# What software do you use to organize videos on you computer?



## lhspirited (Jan 31, 2010)

Thanks for any suggestions.


----------



## mnn2501 (Apr 2, 2008)

Why not just make a few folders to keep them in?


----------



## lhspirited (Jan 31, 2010)

Thanks for that suggestion, mnn2501. I used to use a flipshare camera, and that software organized the videos really nicely and had a nice preview capability. But for some reason that software stopped working. I also used to use Picasa, but for some reason that software finds my photos on my new computer, but not my videos. I think I have the settings set correctly. I just wondered if there was some other tool I could try.


----------



## Jacktheknife (Feb 5, 2013)

Explain what you mean by organize. Most people just use a hierarchy of folders and descriptive file names. For instance, I have a video folder and within it is several different folders such as fitness, movies, kids, tv, and others. Within the tv folder are many other folders such as doctor who, the it crowd, and corner gas. Inside the doctor who folder are more folders for individuals seasons. In those folders are the actual episodes, named with episode number and title, such as 11 - The Crimson Horror.

This is a very simple system and requires no extra software to organize, but the user does need to take the time to put new files where they belong.


----------



## texican (Oct 4, 2003)

I simply put raw files in folders, by date... add more files, new folder/new date. Don't have many videos on my hard drives as they eat up space... but do have tens of thousands of photos and even more of music... Go back and organize by subject later, pulling them out of the raw files and into the specific folder. I might take a hundred pics of my dogs... they'd go in folder 5-11-2013. Later, I might pull individual dogs out and put in a "named dog" folder, with Squirrely Bob, Mr. Jiggy, etc.

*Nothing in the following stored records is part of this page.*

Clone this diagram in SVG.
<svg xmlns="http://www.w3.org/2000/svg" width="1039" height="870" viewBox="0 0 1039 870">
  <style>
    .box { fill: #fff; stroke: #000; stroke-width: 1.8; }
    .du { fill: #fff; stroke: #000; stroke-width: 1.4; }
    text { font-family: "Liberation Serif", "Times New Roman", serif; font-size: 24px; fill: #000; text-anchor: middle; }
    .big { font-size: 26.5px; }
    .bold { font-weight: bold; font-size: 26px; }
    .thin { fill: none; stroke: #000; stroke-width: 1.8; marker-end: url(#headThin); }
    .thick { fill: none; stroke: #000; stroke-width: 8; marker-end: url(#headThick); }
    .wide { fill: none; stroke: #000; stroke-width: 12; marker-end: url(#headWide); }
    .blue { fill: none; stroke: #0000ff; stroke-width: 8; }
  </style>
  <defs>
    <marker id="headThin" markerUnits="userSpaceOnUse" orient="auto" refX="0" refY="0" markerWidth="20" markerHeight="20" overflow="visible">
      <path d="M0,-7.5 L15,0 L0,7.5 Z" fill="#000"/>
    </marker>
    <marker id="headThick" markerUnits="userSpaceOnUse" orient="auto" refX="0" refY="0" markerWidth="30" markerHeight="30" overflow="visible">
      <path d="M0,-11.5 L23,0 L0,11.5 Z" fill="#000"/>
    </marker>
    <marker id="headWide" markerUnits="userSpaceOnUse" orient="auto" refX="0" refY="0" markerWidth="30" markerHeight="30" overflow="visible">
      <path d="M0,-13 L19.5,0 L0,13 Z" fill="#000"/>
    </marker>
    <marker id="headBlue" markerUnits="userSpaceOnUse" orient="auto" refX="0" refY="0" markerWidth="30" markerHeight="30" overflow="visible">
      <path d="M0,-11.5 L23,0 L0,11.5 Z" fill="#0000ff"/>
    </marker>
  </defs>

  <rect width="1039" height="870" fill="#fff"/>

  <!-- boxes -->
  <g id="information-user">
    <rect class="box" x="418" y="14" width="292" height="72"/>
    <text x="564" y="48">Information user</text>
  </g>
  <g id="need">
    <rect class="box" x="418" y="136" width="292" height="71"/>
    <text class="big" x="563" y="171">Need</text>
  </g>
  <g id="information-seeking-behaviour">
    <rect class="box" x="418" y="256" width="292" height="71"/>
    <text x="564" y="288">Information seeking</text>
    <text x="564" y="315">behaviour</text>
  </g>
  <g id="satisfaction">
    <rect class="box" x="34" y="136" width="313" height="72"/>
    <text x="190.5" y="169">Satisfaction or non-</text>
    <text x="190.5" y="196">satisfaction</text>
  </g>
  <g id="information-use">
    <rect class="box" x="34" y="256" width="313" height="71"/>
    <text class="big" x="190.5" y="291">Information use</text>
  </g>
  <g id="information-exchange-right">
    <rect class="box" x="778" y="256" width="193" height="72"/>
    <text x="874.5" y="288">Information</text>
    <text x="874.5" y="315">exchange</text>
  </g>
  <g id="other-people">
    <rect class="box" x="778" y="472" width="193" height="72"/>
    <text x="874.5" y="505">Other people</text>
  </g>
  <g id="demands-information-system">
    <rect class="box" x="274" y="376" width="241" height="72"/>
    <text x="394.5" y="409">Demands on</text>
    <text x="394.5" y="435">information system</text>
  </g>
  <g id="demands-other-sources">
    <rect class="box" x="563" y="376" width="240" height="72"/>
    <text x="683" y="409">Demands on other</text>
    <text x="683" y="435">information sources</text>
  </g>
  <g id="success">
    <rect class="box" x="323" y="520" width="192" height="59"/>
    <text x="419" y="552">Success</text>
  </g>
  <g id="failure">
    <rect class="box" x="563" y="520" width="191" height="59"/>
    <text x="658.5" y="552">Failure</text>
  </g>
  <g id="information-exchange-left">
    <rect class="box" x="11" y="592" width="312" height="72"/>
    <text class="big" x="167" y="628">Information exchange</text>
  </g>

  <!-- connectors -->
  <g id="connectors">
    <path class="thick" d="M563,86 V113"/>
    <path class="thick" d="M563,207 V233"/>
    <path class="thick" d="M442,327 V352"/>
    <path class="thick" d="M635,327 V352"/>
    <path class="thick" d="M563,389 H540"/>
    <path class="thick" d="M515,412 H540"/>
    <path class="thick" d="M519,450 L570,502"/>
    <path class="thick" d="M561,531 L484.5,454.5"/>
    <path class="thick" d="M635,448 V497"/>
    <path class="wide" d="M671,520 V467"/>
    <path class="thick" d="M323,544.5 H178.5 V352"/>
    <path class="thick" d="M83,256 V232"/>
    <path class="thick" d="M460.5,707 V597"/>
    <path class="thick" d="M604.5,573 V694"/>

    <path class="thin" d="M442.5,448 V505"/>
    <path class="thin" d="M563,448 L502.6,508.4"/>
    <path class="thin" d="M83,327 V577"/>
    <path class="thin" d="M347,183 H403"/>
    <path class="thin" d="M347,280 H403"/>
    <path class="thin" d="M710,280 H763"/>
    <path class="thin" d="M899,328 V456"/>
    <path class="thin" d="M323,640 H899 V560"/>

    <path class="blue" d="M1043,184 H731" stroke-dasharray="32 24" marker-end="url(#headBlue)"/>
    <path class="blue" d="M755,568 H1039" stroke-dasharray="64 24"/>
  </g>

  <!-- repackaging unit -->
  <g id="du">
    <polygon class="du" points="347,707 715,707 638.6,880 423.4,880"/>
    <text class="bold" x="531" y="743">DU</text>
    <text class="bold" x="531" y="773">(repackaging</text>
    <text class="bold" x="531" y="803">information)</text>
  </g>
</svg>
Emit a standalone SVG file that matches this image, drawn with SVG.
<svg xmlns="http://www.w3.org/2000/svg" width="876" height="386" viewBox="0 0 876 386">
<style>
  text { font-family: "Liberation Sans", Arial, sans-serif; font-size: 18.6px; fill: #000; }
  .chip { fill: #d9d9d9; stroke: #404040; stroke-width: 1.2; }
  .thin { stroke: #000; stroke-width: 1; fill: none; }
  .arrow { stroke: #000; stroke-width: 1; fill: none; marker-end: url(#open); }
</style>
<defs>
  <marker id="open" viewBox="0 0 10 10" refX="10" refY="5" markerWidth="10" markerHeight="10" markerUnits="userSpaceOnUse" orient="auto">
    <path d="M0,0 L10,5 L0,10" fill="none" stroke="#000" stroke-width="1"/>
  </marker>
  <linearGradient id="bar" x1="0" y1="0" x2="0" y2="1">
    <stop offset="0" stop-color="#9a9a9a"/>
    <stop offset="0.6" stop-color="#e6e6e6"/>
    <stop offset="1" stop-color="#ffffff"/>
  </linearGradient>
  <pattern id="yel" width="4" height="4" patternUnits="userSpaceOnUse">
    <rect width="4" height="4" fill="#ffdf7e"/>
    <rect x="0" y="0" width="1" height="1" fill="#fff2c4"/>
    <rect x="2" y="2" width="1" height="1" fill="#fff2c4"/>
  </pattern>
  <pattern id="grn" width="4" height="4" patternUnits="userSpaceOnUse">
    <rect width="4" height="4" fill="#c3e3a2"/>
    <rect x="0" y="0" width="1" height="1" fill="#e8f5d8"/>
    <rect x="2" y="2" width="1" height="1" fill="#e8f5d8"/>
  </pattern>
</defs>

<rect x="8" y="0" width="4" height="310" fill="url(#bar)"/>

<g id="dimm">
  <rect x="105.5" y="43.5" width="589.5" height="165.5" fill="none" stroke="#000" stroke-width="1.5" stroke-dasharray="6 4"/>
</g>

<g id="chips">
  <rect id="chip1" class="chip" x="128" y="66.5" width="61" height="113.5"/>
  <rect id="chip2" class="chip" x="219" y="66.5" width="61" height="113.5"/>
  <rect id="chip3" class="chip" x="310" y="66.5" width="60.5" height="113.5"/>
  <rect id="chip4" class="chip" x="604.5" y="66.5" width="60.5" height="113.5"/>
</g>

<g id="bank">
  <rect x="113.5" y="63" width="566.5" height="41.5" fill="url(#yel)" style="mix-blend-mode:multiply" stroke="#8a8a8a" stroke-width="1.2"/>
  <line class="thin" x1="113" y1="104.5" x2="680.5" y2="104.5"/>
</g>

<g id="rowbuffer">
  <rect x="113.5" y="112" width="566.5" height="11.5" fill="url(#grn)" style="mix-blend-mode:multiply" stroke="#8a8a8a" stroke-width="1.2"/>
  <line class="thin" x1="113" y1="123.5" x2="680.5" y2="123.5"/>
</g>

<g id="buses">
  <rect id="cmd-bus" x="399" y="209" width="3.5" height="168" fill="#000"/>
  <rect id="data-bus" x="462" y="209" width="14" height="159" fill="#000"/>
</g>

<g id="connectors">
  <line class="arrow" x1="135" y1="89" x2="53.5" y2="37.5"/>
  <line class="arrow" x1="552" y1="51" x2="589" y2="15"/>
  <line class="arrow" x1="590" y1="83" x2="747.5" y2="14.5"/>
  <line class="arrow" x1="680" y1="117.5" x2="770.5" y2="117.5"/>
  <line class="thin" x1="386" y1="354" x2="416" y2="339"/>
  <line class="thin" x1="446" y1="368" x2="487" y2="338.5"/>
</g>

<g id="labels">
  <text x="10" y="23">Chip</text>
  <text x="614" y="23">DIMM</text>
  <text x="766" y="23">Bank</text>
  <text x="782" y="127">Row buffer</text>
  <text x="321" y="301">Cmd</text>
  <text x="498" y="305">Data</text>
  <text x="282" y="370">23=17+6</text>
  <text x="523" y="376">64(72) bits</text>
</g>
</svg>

I use XNView to view photos and watch videos *if the right format*

I have a huge amount of video that I've captured and put on cd/dvd, as well as a dvd collection and blu-ray. I use Ant Movie Catalog for organizing them. Great little free program.


----------



## Jacktheknife (Feb 5, 2013)

texican said:


> I simply put raw files in folders, by date... add more files, new folder/new date. Don't have many videos on my hard drives as they eat up space... but do have tens of thousands of photos and even more of music... Go back and organize by subject later, pulling them out of the raw files and into the specific folder. I might take a hundred pics of my dogs... they'd go in folder 5-11-2013. Later, I might pull individual dogs out and put in a "named dog" folder, with Squirrely Bob, Mr. Jiggy, etc.
> 
> I use XNView to view photos and watch videos *if the right format*
> 
> I have a huge amount of video that I've captured and put on cd/dvd, as well as a dvd collection and blu-ray. I use Ant Movie Catalog for organizing them. Great little free program.


You're not kidding they eat up a lot of space, I have about 2 terrabytes of videos on my mediacenter.


----------



## notthereyet (Nov 17, 2011)

If, by videos, you're talking about Movies and TV shows, check out XBMC. For the DIYer, it makes a wonderful media center.

If, on the other hand, you're talking about home videos, just keeping them organized in some sort of folder hierarchy would probably be best. This is why recent versions of windows comes with a 'My Videos' folder already made for you as a suggestion of how to organize your personal data.


----------



## Jacktheknife (Feb 5, 2013)

notthereyet said:


> If, by videos, you're talking about Movies and TV shows, check out XBMC. For the DIYer, it makes a wonderful media center.
> 
> If, on the other hand, you're talking about home videos, just keeping them organized in some sort of folder hierarchy would probably be best. This is why recent versions of windows comes with a 'My Videos' folder already made for you as a suggestion of how to organize your personal data.


I prefer mediaportal.


----------